While visitors come mainly for boating, diving, sport fishing and, in the winter months, whale watching, locals spend more of their time on the malecon. That evening, I saw local walkers and joggers doing their workouts on the beachside path, while fishermen cast off the pedestrian pier and teen sweethearts nestled beneath palapa umbrellas planted in the beach sand.
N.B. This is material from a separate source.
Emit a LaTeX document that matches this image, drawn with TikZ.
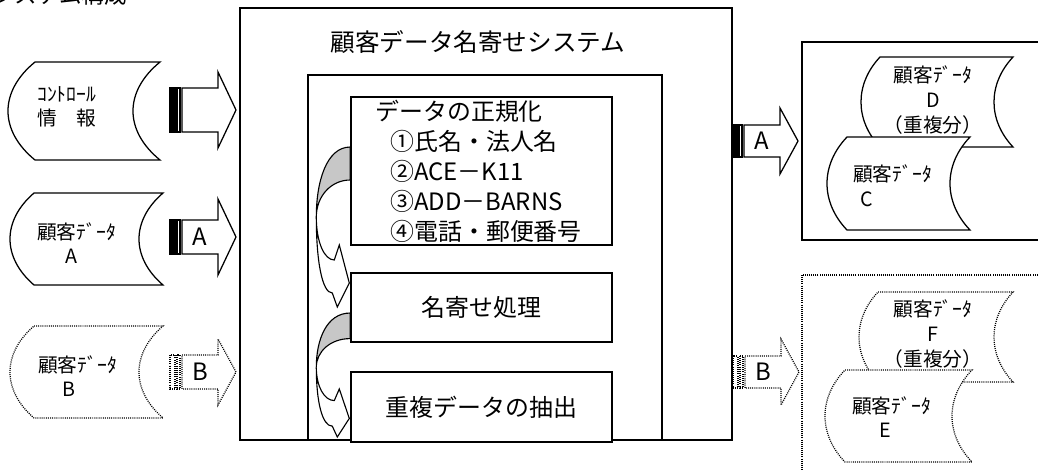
\documentclass[tikz,border=0pt]{standalone}
\usepackage{fontspec}
\setmainfont{Noto Sans CJK JP}
\usepackage{tikz}
\usetikzlibrary{calc,positioning}
\tikzstyle{frame}=[draw, line width=1.4pt]
\tikzstyle{procbox}=[draw, line width=0.95pt, fill=white, minimum width=6.525cm,
  text centered, font=\fontsize{17}{21.3}\selectfont]
\tikzstyle{bigtext}=[inner sep=0pt, font=\fontsize{17.5}{21}\selectfont]
\tikzstyle{datatext}=[anchor=west, align=left, inner sep=0pt,
  font=\fontsize{14}{17.5}\selectfont]
\tikzstyle{arrowtext}=[inner sep=0pt, font=\fontsize{17}{20}\selectfont]
\tikzstyle{solidline}=[solid, line width=0.9pt]
\tikzstyle{dotline}=[line width=0.9pt, dash pattern=on 0.7pt off 0.8pt]
\tikzstyle{stripesolidline}=[fill=black]
\tikzstyle{stripedotline}=[fill=white]
\tikzstyle{bendline}=[draw, line width=0.8pt]
% stored data symbol: style, name, x, y (top left corner), width, height, bulge
\newcommand{\datastore}[7]{%
  \draw[#1, fill=white] (#3,#4) -- ({#3+#5},#4)
    .. controls ({#3+#5-4*#7/3},{#4+0.3*#6}) and ({#3+#5-4*#7/3},{#4+0.7*#6}) ..
    ({#3+#5},{#4+#6}) -- (#3,{#4+#6})
    .. controls ({#3-4*#7/3},{#4+0.7*#6}) and ({#3-4*#7/3},{#4+0.3*#6}) ..
    (#3,#4) -- cycle;
  \coordinate (#2) at ({#3+#5/2},{#4+#6/2});}
% striped block arrow: style, name, x, y, body half height, head half height, label
\newcommand{\flowarrow}[7]{%
  \begin{scope}[shift={(#3,#4)}]
    \draw[#1, stripe#1] (0,-#5) rectangle (5,#5);
    \draw[#1, fill=white] (7,-#5) rectangle (10,#5);
    \draw[#1, fill=white] (12,-#5) -- (48,-#5) -- (48,-#6) -- (66,0)
      -- (48,#6) -- (48,#5) -- (12,#5) -- cycle;
    \node[arrowtext] (#2) at (30,0) {#7};
  \end{scope}}
% curved right arrow between two boxes: start point, vertical scale
\newcommand{\bendarrow}[2]{%
  \begin{scope}[shift={#1}, yscale=#2]
    \draw[bendline, fill=white] (-34,70) .. controls (-34,115) and (-28,146) ..
      (-18,146) -- (-13,160) -- (-1,136) -- (-11,98) -- (-16,113)
      .. controls (-26,113) and (-34,95) .. (-34,70) -- cycle;
    \draw[bendline, fill=black!22] (0,0) .. controls (-24,0) and (-34,35) ..
      (-34,70) .. controls (-34,50) and (-20,33) .. (0,33) -- cycle;
  \end{scope}}

\begin{document}
\begin{tikzpicture}[x=0.025cm, y=-0.025cm]
  \useasboundingbox (0,0) rectangle (1038,470);

  % page heading (cut at the top)
  \node[anchor=base west, inner sep=0pt, font=\fontsize{16}{18}\selectfont]
    (heading) at (-8,3) {システム構成};

  % system block area
  \draw[frame] (240,8) rectangle (732,440);
  \node[bigtext] (systitle) at (478,42) {顧客データ名寄せシステム};
  \draw[frame] (308,75) rectangle (662,440);

  \node[procbox, minimum height=3.7cm, align=left, text width=5.3cm,
    inner xsep=0.6cm, inner ysep=0pt] (norm) at (481.5,171)
    {データの正規化\\
     \hspace*{0.375cm}①氏名・法人名\\
     \hspace*{0.375cm}②ACE－K11\\
     \hspace*{0.375cm}③ADD－BARNS\\
     \hspace*{0.375cm}④電話・郵便番号};
  \node[procbox, minimum height=1.725cm] (merge) at (481.5,307.5) {名寄せ処理};
  \node[procbox, minimum height=1.75cm] (extract) at (481.5,407) {重複データの抽出};

  \bendarrow{($(norm.west)+(0,-24)$)}{1}
  \bendarrow{($(merge.west)+(0,5.5)$)}{0.775}

  % input data area
  \datastore{solidline}{ctrl}{35}{62}{125}{98}{27}
  \node[datatext] (ctrltext) at (37,107) {ｺﾝﾄﾛｰﾙ\\情　報};
  \datastore{solidline}{custa}{34}{193}{129}{92}{24}
  \node[datatext] (custatext) at (37,243) {顧客ﾃﾞｰﾀ\\\hspace*{1.45em}A};
  \datastore{dotline}{custb}{34}{326}{129}{92}{24}
  \node[datatext] (custbtext) at (38,376) {顧客ﾃﾞｰﾀ\\\hspace*{1.25em}B};

  \flowarrow{solidline}{ctrlin}{170}{110}{22}{38}{}
  \flowarrow{solidline}{ain}{170}{237}{17}{38}{A}
  \flowarrow{dotline}{bin}{170}{372}{17}{33}{B}

  % output data area
  \flowarrow{solidline}{aout}{732}{141}{16}{33}{A}
  \flowarrow{dotline}{bout}{733}{372}{16}{33}{B}

  \draw[frame] (802,42) rectangle (1042,240);
  \datastore{solidline}{custd}{880}{57}{133}{90}{19}
  \node[datatext, align=center, anchor=center] (custdtext) at (933,100)
    {顧客ﾃﾞｰﾀ\\D\\（重複分）};
  \datastore{solidline}{custc}{847}{137}{123}{93}{20}
  \node[datatext] (custctext) at (853,186) {顧客ﾃﾞｰﾀ\\\hspace*{0.35em}C};

  \draw[dotline] (802,275) rectangle (1045,480);
  \datastore{dotline}{custf}{878}{292}{135}{90}{19}
  \node[datatext, align=center, anchor=center] (custftext) at (933,334)
    {顧客ﾃﾞｰﾀ\\F\\（重複分）};
  \datastore{dotline}{custe}{845}{370}{127}{92}{20}
  \node[datatext] (custetext) at (852,417) {顧客ﾃﾞｰﾀ\\\hspace*{1.4em}E};

\end{tikzpicture}
\end{document}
My two-day visit to La Paz was far too brief. I decided to return some day to visit the seashore cave paintings, whale museum and serpentarium, and to spend more time browsing the Mercado Bravo, a noisy marketplace of merchants hawking exotic fish, cactus fruits, tropical ice creams and so much more. But it was also a more elemental yearning, most eloquently described by John Steinbeck in his 1951 book, The Log From The Sea of Cortez:
“We wondered why so much of the Gulf was familiar to us, why this town had a ‘home’ feeling. We had never seen a town which even looked like La Paz, and yet coming to it was like returning rather than visiting. Some quality there is in the whole Gulf that trips a trigger of recognition so that in fantastic and exotic scenery one finds oneself nodding and saying inwardly, ‘Yes, I know.’”
IF YOU GO
GETTING TO LA PAZ
Five airlines offer direct flights from Vancouver to San Jose del Cabo — a two-hour rental-car drive from La Paz.
TOURING IN LA PAZ
Fun Baja offers the most comprehensive menu of snorkeling, diving, camping, kayaking and land tours near La Paz and Espiritu Santo. www.funbaja.com
WHERE TO STAY
CostaBaja is a 550-acre coastal slice of luxury, with a spa, Steinbeck’s Restaurant, two boat harbours, an infinity pool, a Gary Player-designed golf course, and its own desalination plant (ensuring safe water). Room rates average $200. www.costabaja.com
Seven Crown La Paz Centro is a small, modern hotel just off the malecon with a swimming pool, comfy rooms, free WiFi and parking. Room rates start at $84. www.sevencrownhotels.com/english
WHERE TO EAT
Bismark Cito is a casual, indoor/outdoor Mexican seafood restaurant right on the malecon. It’s extremely popular among locals and visitors alike for the affordable prices and delectable entrees such as fish soup, scallop salads, shrimp tacos and chocolate clams (named for their colour — there’s no chocolate).
Trocadero, an upscale downtown restaurant close to the malecon, serves international fusion cuisine that incorporates fresh Baja ingredients like cactus fruit, mango and strawberries. Wines include bottles of Casa Madero, produced in northern Mexico at the oldest winery in the Americas (1597).